I suggest there is a fundamental reason we do exponentiation before multiplication before addition: we do the "most powerful" operation first. I don't have any clear evidence to cite, though in pre-SE days Dr Math agreed with me that this is the key.

To clarify what I mean by "powerful", the hyperoperation sequence is a sequence of arithmetic operations, starting with the most basic: finding the successor. For instance the successor of 5 is 6. If I want to add 3 to 5, then that means I have to find 5's successor is 6, 6's successor is 7, and 7's successor is 8. In other words addition of 3 is just succession repeated (iterated) 3 times. So addition is the next operation in the sequence.

If I do iterated addition, I perform a multiplication (e.g. $3 \times 5 = 5+5+5$) so that's next on the list. And iterated multiplication is exponentiation (e.g. $5^3=5\times 5\times 5$). These are considered the "elementary operations". Of course the hyperoperation sequence doesn't stop there: iterated expoentiation is tetration , e.g. $^{3}2 = 2^{2^{{2}}}=2^4=16$ (had to pick one with small numbers as they get very big very quickly!). Next come pentation (iterated tetration), hexation (iterated pentation)... Knuth invented a lovely system of up-arrow notation to represent these hugely powerful operations in a neat way. Learn it, and you can now win all those "who can write down the biggest number" games that kids play!
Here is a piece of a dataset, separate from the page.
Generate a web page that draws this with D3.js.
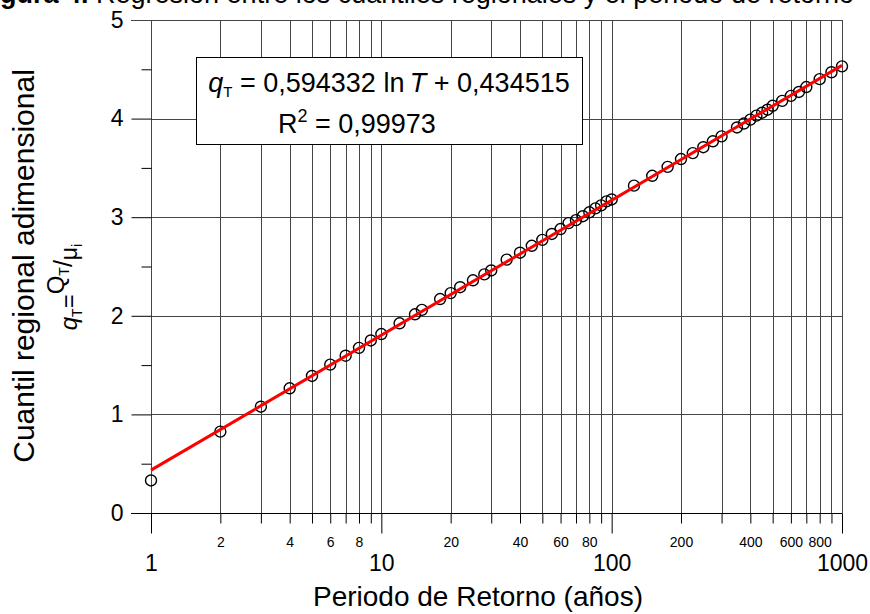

So what's my point? There really is a clear and well-defined sense in which addition, multiplication and exponentiation belong on a sequence of increasing power. Our order of operations are defined so that we do the most powerful first, unless parantheses tell us to do things differently. It makes intuitive sense to me that more powerful operations should have priority, although if on some other world the least important ones get done first, people used to that system may see it as intuitive too! At any rate, this seems more convincing to me than typesetting convention (circular argument, since different orders of operation may have led to different notation?) or compliance with certain practical examples (e.g. in which we multiply first then add, but not with the equally abundant practical examples where we add first then multiply so have to resort to parantheses to express the order correctly).

There are many other interesting ways to order arithmetic around. For anybody who hasn't done so, have a play with Reverse Polish notation sometime! I found this really clarified the importance of order of operations to me (you need to think carefully what to type in first), as well as "how a computer/calculator thinks".

Final thought: *why* do I find it intuitive to do most powerful first, other than being accustomed to it? A consequence of my earlier answer is that the more powerful operations are defined by iteratively applying less powerful operations, so maybe "more to less" is more natural. Someone who tries to sort out the less powerful operations first, and "move up" to the more powerful operations, will still end up breaking down the higher operations back into lower ones. In that sense "less to more" doesn't work so well. In fact if you really want to, you can break all the operations down to the successor function $\operatorname{succ}(n)=n+1$, its inverse, the predecessor function $\operatorname{pred}(n)=n-1$, and $H_n(a,b)$ defined by:

$$H_n(a, b) =
\begin{cases}
\operatorname{succ}(b) & \text{if } n = 0 \\
a &\text{if } n = 1, b = 0 \\
0 &\text{if } n = 2, b = 0 \\
1 &\text{if } n \ge 3, b = 0 \\
H_{\operatorname{pred}(n)}(a, H_n(a, \operatorname{pred}(b))) & \text{otherwise}
\end{cases}\,\!$$

Setting $n=0,1,2,3,4,\ldots$ gives succession, addition, multiplication, exponentiation, tetration... the whole hyperoperation sequence! In particular $H_0(a, b) = \operatorname{succ}(b)$, $H_1(a, b) = a + b$, $H_2(a, b) = a \times b$, $H_3(a, b) = a^{b} = a\uparrow{b}$ (in Knuth's notation), $H_4(a, b)=^{b}a=a\uparrow\uparrow{b}$ and so on. Try expanding by hand some of the examples in my answer: $H_0(7,5)= \operatorname{succ}(5)$, $H_1(5,3)=5+3$, $H_2(5,3)=5\times 3$, $H_3(5,3)=5^3$, $H_4(2,3)=2\uparrow\uparrow{3}$. It's quite instructive (once you get on to $H_2$ it's less tedious if you use the fact that $H_1$ means addition, and so on for higher $n$) - one gets to see how the operations all follow from iterating successor and predecessor, and in what sense each is an extension of the previous in the sequence. You'll notice how $b$ acts as a "counter" that ticks down to zero, and understand why you need the $a$, 0 and 1 for the cases $n=1,n=2,n\ge 3$. (Roughly it's to handle inconsistencies in the manner each operation repeats the previous one. When I say $5+3$ is succession repeated 3 times, I start applying those successions to the 5. When I say $5 \times 3$ is adding 5 on, 3 times, it is being added on to zero. And $5^3$ is only "multiplying by 5, 3 times" if I start at 1! I have found these inconsistencies to be a source of confusion to high school students.)